Early this spring and since, I have joked with friends that leaving my job wouldn't really hit me until after Ragdale and the Harper Q&A, and that has proven true. I left my office design day-job in March and launched in to one of the busiest, most heavily-travelled, most densely-scheduled 7 months of my working life, and now I face an empty calendar for the first time since...college? Emptiness is relative: CAKE work could grow to fill any gap, freelance gigs bounce through, holiday travel & festivities approach. But when I wake up every day, I don't have an obvious, pressing, "DO THIS THING ABOVE ALL ELSE SO I HAVE TIME TOMORROW TO DO THOSE THREE THINGS" task.
It's weird.
And unsettling.
And good?
I've known for years that the pace I was working myself was unsustainable, but even through the stress-tears I loved it.
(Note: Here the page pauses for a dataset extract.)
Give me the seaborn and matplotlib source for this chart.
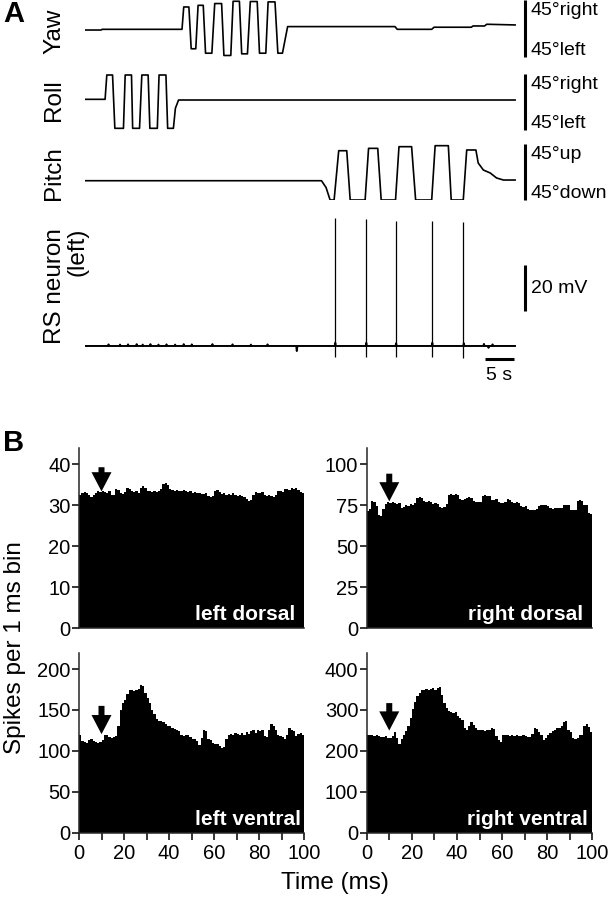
import matplotlib
matplotlib.use("Agg")
import matplotlib.pyplot as plt
import seaborn as sns
import pandas as pd

# ---------------- panel A: stimulus and recording traces ----------------
# time (s) / angle (deg) corner points
yaw_t = [0.0, 2.8, 3.0, 16.9,
         17.2, 18.1, 18.5, 19.3, 19.7, 20.6, 21.0, 22.1, 22.6, 23.8, 24.2, 25.4,
         25.8, 26.9, 27.3, 28.3, 28.8, 30.0, 30.4, 31.5, 31.9, 33.1, 33.6, 34.4,
         35.3, 54.0, 54.4, 60.4, 60.8, 67.3, 67.6, 69.6, 70.0, 75.0]
yaw_deg = [-2.4, -2.4, -1.3, -1.3,
           34, 34, -32, -32, 36.6, 36.6, -39, -39, 39.4, 39.4, -42.6, -42.6,
           43, 43, -40, -40, 42.6, 42.6, -39, -39, 42, 42, -39, -39,
           3, 3, -1.3, -1.3, 2, 2, 4, 4, 6.7, 5.6]

roll_t = [0, 3.5, 3.8, 4.8, 5.2, 6.7, 7.0, 8.1, 8.3, 9.5, 9.9, 11.0, 11.3,
          12.6, 12.9, 14.1, 14.4, 15.4, 15.75, 16.3, 75]
roll_deg = [4.3, 4.3, 43.4, 43.4, -42.3, -42.3, 43.4, 43.4, -42.3, -42.3, 43.4,
            43.4, -42.3, -42.3, 43.4, 43.4, -42.3, -42.3, -10, 3.2, 3.2]

pitch_t = [0, 41.2, 42.0, 42.7, 43.4, 44.2, 45.6, 46.2, 48.8, 49.4, 51.0, 51.6,
           54.1, 54.7, 56.9, 57.6, 60.4, 61.0, 63.3, 63.8, 65.9, 66.5, 68.1,
           68.5, 69.4, 70.6, 71.7, 72.9, 75]
pitch_deg = [-14, -14, -25, -45, -45, 34.2, 34.2, -45, -45, 38, 38, -45, -45,
             40.7, 40.7, -45, -45, 42.3, 42.3, -45, -45, 35.4, 35.4, 14.5, 3.2,
             -1.6, -9.6, -12.9, -12.9]

# RS neuron membrane potential (mV, relative to rest)
spike_t = [43.5, 48.9, 54.1, 60.4, 65.9]
spike_peak = [55.6, 55.2, 54.5, 54.4, 54.1]
spike_trough = [-4.7, -4.8, -4.8, -4.9, -5.2]
blip_t = [4.1, 6.1, 7.5, 9.0, 10.05, 11.4, 12.8, 14.2, 15.7, 17.2, 18.6,
          22.2, 25.7, 28.9, 31.8, 36.9, 43.6, 49.0, 54.2, 60.5, 66.0,
          69.5, 70.3, 71.0]
blip_mv = [0.7, 0.6, 0.7, 0.8, 0.6, 0.8, 0.6, 0.7, 0.6, 0.8, 0.7,
           0.8, 0.7, 0.6, 0.7, -2.2, 1.4, 1.4, 1.2, 1.4, 1.2,
           0.9, -0.8, 0.7]

# ---------------- panel B: spikes per 1 ms bin ----------------
left_dorsal = [
    32.6, 33.1, 33.3, 32.9, 32.4, 32.1, 32.5, 33.0, 33.4, 33.2,
    33.5, 33.3, 33.1, 33.4, 32.5, 32.4, 34.0, 33.8, 32.9, 32.7,
    33.2, 34.1, 33.9, 33.6, 33.2, 33.4, 33.0, 34.3, 34.6, 34.2,
    33.5, 33.4, 33.2, 33.6, 33.3, 33.5, 33.9, 35.1, 35.5, 34.9,
    34.1, 33.8, 33.5, 33.7, 33.4, 33.6, 33.8, 33.5, 33.2, 33.4,
    33.1, 33.3, 33.0, 32.9, 32.8, 32.7, 33.0, 32.2, 31.9, 32.3,
    33.4, 33.7, 33.3, 32.8, 32.9, 32.6, 32.8, 32.5, 33.0, 32.4,
    32.3, 32.6, 32.2, 32.0, 31.5, 31.1, 31.3, 32.4, 33.3, 33.1,
    32.9, 33.2, 32.4, 32.2, 32.5, 32.3, 32.0, 32.4, 33.4, 33.6,
    33.3, 34.0, 34.1, 33.8, 34.2, 33.9, 34.3, 33.8, 33.2, 33.0]
right_dorsal = [
    71.8, 72.9, 77.4, 76.8, 74.3, 69.2, 68.7, 72.9, 75.8, 76.9,
    76.5, 76.7, 76.3, 75.9, 76.6, 73.6, 74.1, 75.4, 74.8, 75.6,
    75.2, 76.1, 79.3, 80.1, 79.6, 77.5, 77.0, 77.4, 76.8, 75.9,
    76.4, 76.0, 74.2, 73.6, 74.0, 75.9, 81.3, 81.9, 81.5, 82.0,
    81.2, 78.9, 78.4, 78.8, 79.7, 80.1, 79.5, 77.6, 77.1, 76.8,
    77.3, 80.4, 81.2, 80.8, 80.9, 78.5, 78.1, 78.6, 76.9, 76.3,
    76.5, 77.0, 78.8, 78.5, 76.8, 76.3, 76.9, 76.4, 74.7, 74.0,
    74.3, 72.5, 72.0, 72.3, 72.1, 72.6, 74.8, 75.2, 74.9, 75.3,
    74.7, 73.4, 73.0, 73.3, 73.6, 73.1, 73.4, 75.0, 75.4, 74.9,
    72.4, 72.0, 72.3, 77.5, 78.1, 77.6, 75.3, 75.0, 70.4, 69.9]
left_ventral = [
    120, 112, 111, 110, 113, 114, 112, 111, 110, 111,
    113, 119, 120, 117, 116, 117, 118, 131, 150, 159,
    162, 170, 174, 175, 173, 174, 176, 181, 179, 171,
    165, 158, 150, 145, 139, 137, 136, 135, 133, 131,
    130, 128, 127, 126, 124, 120, 118, 119, 120, 117,
    115, 114, 112, 107, 116, 126, 124, 115, 113, 110,
    108, 109, 106, 104, 105, 114, 119, 121, 120, 122,
    121, 119, 122, 120, 123, 121, 124, 125, 122, 126,
    124, 125, 118, 117, 126, 133, 131, 125, 119, 118,
    117, 114, 119, 128, 126, 124, 118, 121, 122, 120]
right_ventral = [
    239, 238, 239, 237, 238, 236, 235, 234, 236, 232,
    231, 236, 246, 231, 216, 228, 240, 248, 262, 280,
    302, 320, 334, 342, 348, 350, 352, 349, 351, 353,
    350, 354, 356, 336, 318, 305, 298, 295, 293, 294,
    285, 280, 276, 257, 251, 262, 270, 264, 257, 252,
    250, 251, 249, 250, 252, 256, 254, 236, 226, 222,
    238, 239, 240, 237, 238, 236, 238, 237, 236, 239,
    237, 233, 235, 242, 256, 253, 245, 240, 226, 232,
    240, 243, 248, 252, 255, 257, 262, 270, 274, 250,
    246, 232, 230, 231, 238, 240, 260, 265, 258, 247]

# set the style
sns.set_theme(style="ticks")
plt.rcParams["font.family"] = ["Liberation Sans", "DejaVu Sans"]
plt.rcParams["axes.linewidth"] = 1.1
plt.rcParams["xtick.major.width"] = 1.1
plt.rcParams["ytick.major.width"] = 1.1
plt.rcParams["xtick.minor.width"] = 1.1
plt.rcParams["text.color"] = "black"
plt.rcParams["xtick.color"] = "black"
plt.rcParams["ytick.color"] = "black"

W, H = 609, 899
fig = plt.figure(figsize=(W / 100, H / 100), dpi=100)


def add_ax(left, top, right, bottom):
    return fig.add_axes([left / W, 1 - bottom / H, (right - left) / W, (bottom - top) / H])


def ftext(x, y, s, **kw):
    fig.text(x / W, 1 - y / H, s, **kw)


# ---- panel A ----
trace_lw = 1.2
bar_x = 76.7
label_x = 77.7
scale_fs = 14

stim = [
    ("Yaw", yaw_t, yaw_deg, (0, 57), ("45°right", "45°left"), 31),
    ("Roll", roll_t, roll_deg, (74, 130), ("45°right", "45°left"), 100),
    ("Pitch", pitch_t, pitch_deg, (144, 200), ("45°up", "45°down"), 173),
]
for name, tt, dd, (top, bot), (hi, lo), ly in stim:
    ax = add_ax(85, top, 515.5, bot)
    sns.lineplot(x=tt, y=dd, ax=ax, color="black", lw=trace_lw,
                 estimator=None, sort=False)
    ax.set_xlim(0, 75)
    ax.set_ylim(-45, 45)
    ax.axis("off")
    ax.plot([bar_x, bar_x], [-45, 45], color="black", lw=2.2,
            clip_on=False, solid_capstyle="butt")
    ax.text(label_x, 0.82, hi, transform=ax.get_xaxis_transform(),
            fontsize=scale_fs, va="center", ha="left")
    ax.text(label_x, 0.11, lo, transform=ax.get_xaxis_transform(),
            fontsize=scale_fs, va="center", ha="left")
    ftext(54, ly, name, rotation=90, fontsize=17.5, ha="center", va="center")

# RS neuron rest trace with small blips; spikes drawn as thin vertical lines
rs_t, rs_v = [0.0], [0.0]
for t, a in zip(blip_t, blip_mv):
    rs_t += [t - 0.1, t, t + 0.1]
    rs_v += [0.0, a, 0.0]
rs_t.append(75.0)
rs_v.append(0.0)

ax = add_ax(85, 218, 515.5, 360)
sns.lineplot(x=rs_t, y=rs_v, ax=ax, color="black", lw=1.4,
             estimator=None, sort=False)
ax.vlines(spike_t, spike_trough, spike_peak, color="black", lw=0.9)
ax.set_xlim(0, 75)
ax.set_ylim(-6.1, 55.7)
ax.axis("off")
ax.plot([bar_x, bar_x], [15.2, 35.2], color="black", lw=2.2, clip_on=False,
        solid_capstyle="butt")
ax.text(label_x, 25.2, "20 mV", fontsize=scale_fs, va="center", ha="left")
ax.plot([69.7, 74.7], [-5.65, -5.65], color="black", lw=2.2, clip_on=False,
        solid_capstyle="butt")
ax.text(72.2, -13.0, "5 s", fontsize=scale_fs, va="center", ha="center")
ftext(66, 228, "RS neuron\n(left)", rotation=90, fontsize=17.5, ha="center",
      va="top", multialignment="right", linespacing=1.0)

ftext(3, 14, "A", fontsize=21, fontweight="bold", ha="left", va="center")

# ---- panel B ----
edges = list(range(0, 101))
centers = [e + 0.5 for e in edges[:-1]]
hists = [
    (left_dorsal, (79, 448, 304, 628), 44, [0, 10, 20, 30, 40], "left dorsal", (39.3, 33.4), 0.96, False),
    (right_dorsal, (366.7, 448, 592.3, 628), 110, [0, 25, 50, 75, 100], "right dorsal", (94.3, 77.4), 0.96, False),
    (left_ventral, (79, 652.7, 304, 832.7), 220, [0, 50, 100, 150, 200], "left ventral", (155, 120.4), 0.985, True),
    (right_ventral, (366.7, 652.7, 592.3, 832.7), 440, [0, 100, 200, 300, 400], "right ventral", (316.8, 249.7), 0.98, True),
]
for vals, box, ytop, yt, lab, (a0, a1), tx, bottom_row in hists:
    ax = add_ax(*box)
    df = pd.DataFrame({"ms": centers, "spikes": vals})
    sns.histplot(data=df, x="ms", weights="spikes", bins=edges, element="step",
                 fill=True, color="black", alpha=1, linewidth=0, ax=ax)
    ax.set_xlim(0, 100)
    ax.set_ylim(0, ytop)
    ax.set_yticks(yt)
    ax.set_xlabel("")
    ax.set_ylabel("")
    sns.despine(ax=ax)
    ax.tick_params(axis="y", length=5, pad=1, labelsize=14.5)
    if bottom_row:
        ax.set_xticks([0, 20, 40, 60, 80, 100])
        ax.set_xticks([10, 30, 50, 70, 90], minor=True)
        ax.tick_params(axis="x", which="both", length=5, pad=3, labelsize=14.5)
    else:
        ax.set_xticks([])
    ax.annotate("", xy=(10, a1), xytext=(10, a0),
                arrowprops=dict(arrowstyle="simple,head_length=1.15,head_width=1.2,tail_width=0.36",
                                fc="black", ec="black", lw=0, shrinkA=0, shrinkB=0),
                annotation_clip=False)
    ax.text(tx, 0.044, lab, transform=ax.transAxes, color="white",
            fontsize=15, fontweight="bold", ha="right", va="baseline")

ftext(3, 443, "B", fontsize=21, fontweight="bold", ha="left", va="center")
ftext(15, 648, "Spikes per 1 ms bin", rotation=90, fontsize=17.5,
      ha="center", va="center")
ftext(335, 883, "Time (ms)", fontsize=17.5, ha="center", va="center")

plt.savefig("out.png", dpi=100)
plt.close(fig)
I love feeling busy, I love the work that I get to do, I love thinking hard and trying to get better at my craft and taking each new gig, no matter how far from my big-vision projects, as a way to improve. I'm also competitive with myself: "I did X things last year, I'd better do X+5 things this year!" I don't think those are necessarily bad traits, but I lost things in the shuffle that I want to reclaim. It felt shocking working at my sketchbook at Ragdale to realize how long it had been since I let myself play at drawing. Or read for fun. Or exercise with any feeling other than frustrated, increasingly out-of-shape, begrudging obligation. Just three years ago, those were the Big Three identifiers for who I am (big lifting! big drawing! big reading!) and they were slowly edged out of my life, and my experiment moving forward into this Great Unscheduled Beyond is to figure out how to sustainably bring them back in while also working on Big Vision projects. (Up next: continuing research & mapping out the next big book.)
It has been a disorienting and difficult past two weeks, and I'm writing from the middle of it. I don't have an answer for how to do this, but I know it will never be easier than now to figure out; life has a way of getting more complicated rather than less. This seems like a good challenge. Wish me luck.